I don't understand the explanation. Could you give a few more examples showing where the result numbers come from? At least could you explain where 2 and 1 come from in the first example? And 3,2 in the second?

If you need to count the number of times k appears next to a number less than itself, and the number of times it appears next to a number greater than itself, then given the 10 integers 9, -7, 23, 8, 9, 9, 13, 9, -11, 5 surely the output must be 2 (because the 3rd and 4th 9s are less than 13) and 3 (because 9 is greater than -7,8 and -11), not 2 and 1.

Also example 2 doesn't add up (-5, 0, 3, 17, -998, 0, -12, 0, 0, 0). 0 appears next to -5,-998 and -12 twice, so "less than" is 4 (or 3 if we're only counting the second 0 once; I'm counting it twice because the second 0 is greater than both -998 and -12)), and it appears next to 3, so "greater than" is only 1. So again I don't see where the prescribed output 3,2 comes from.

Your friend's example is not right, by the way.
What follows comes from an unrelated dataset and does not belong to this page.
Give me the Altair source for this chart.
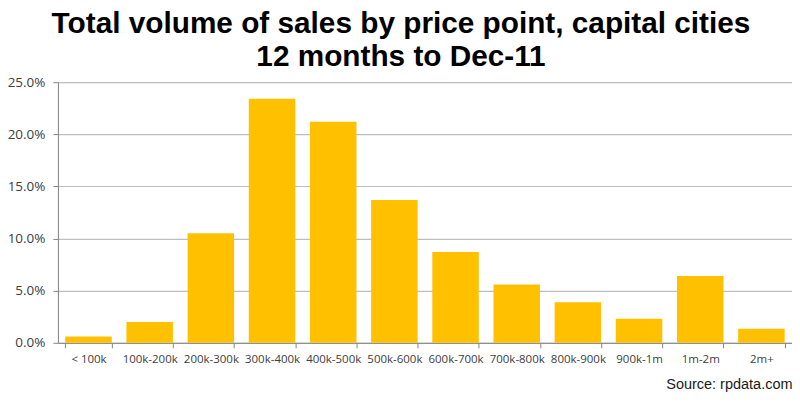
import altair as alt
import pandas as pd

categories = ["< 100k", "100k-200k", "200k-300k", "300k-400k", "400k-500k", "500k-600k",
              "600k-700k", "700k-800k", "800k-900k", "900k-1m", "1m-2m", "2m+"]
shares = [0.006, 0.020, 0.105, 0.234, 0.212, 0.137, 0.087, 0.056, 0.039, 0.023, 0.064, 0.0135]
y_ticks = [0.0, 0.05, 0.10, 0.15, 0.20, 0.25]

df = pd.DataFrame({"category": categories, "share": shares})

label_font = "Open Sans"

chart = alt.Chart(df).mark_bar(color="#FFC000").encode(
    x=alt.X("category:N", sort=categories,
            scale=alt.Scale(paddingInner=0.24, paddingOuter=0.12),
            axis=alt.Axis(title="Source: rpdata.com", titleAnchor="end", titleAlign="right",
                          titleFont="Liberation Sans", titleFontSize=14.5, titleFontWeight="normal",
                          titleColor="#1a1a1a", titlePadding=12,
                          labelAngle=0, labelFont=label_font, labelFontSize=11.5,
                          labelColor="#404040", labelPadding=6,
                          domainColor="#868686", tickColor="#868686", tickSize=5,
                          tickBand="extent", grid=False)),
    y=alt.Y("share:Q", scale=alt.Scale(domain=[0, 0.25], nice=False),
            axis=alt.Axis(title=None, format=".1%", values=y_ticks,
                          labelFont=label_font, labelFontSize=13.5, labelColor="#404040",
                          labelPadding=8, domainColor="#868686", tickColor="#868686",
                          tickSize=5, gridColor="#BEBEBE", gridWidth=1.2)),
).properties(
    width=735, height=261,
    title=alt.TitleParams(
        text=["Total volume of sales by price point, capital cities", "12 months to Dec-11"],
        font="Liberation Sans", fontSize=29.8, fontWeight="bold", color="#000000",
        anchor="middle", dx=-24, offset=3, lineHeight=33),
    autosize=alt.AutoSizeParams(type="none"),
    padding={"left": 50, "top": 74, "right": 0, "bottom": 60},
).configure_view(stroke=None).configure(background="white")

chart.save("out.html", embed_options={"renderer": "svg", "actions": False})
In the j loop, on the first iteration when j==0, it refers to Vector[j-1] which is Vector[-1]. While this will compile and run [because arr[n] is just shorthand for *(arr+n) ], since Vector is not a pointer into the middle of an array but the start of an array, this means the program exhibits undefined behaviour.

If you had something like int n[20]; int *Vector=&n[10]; then all negative indices of Vector from -1 to -10 would be fine.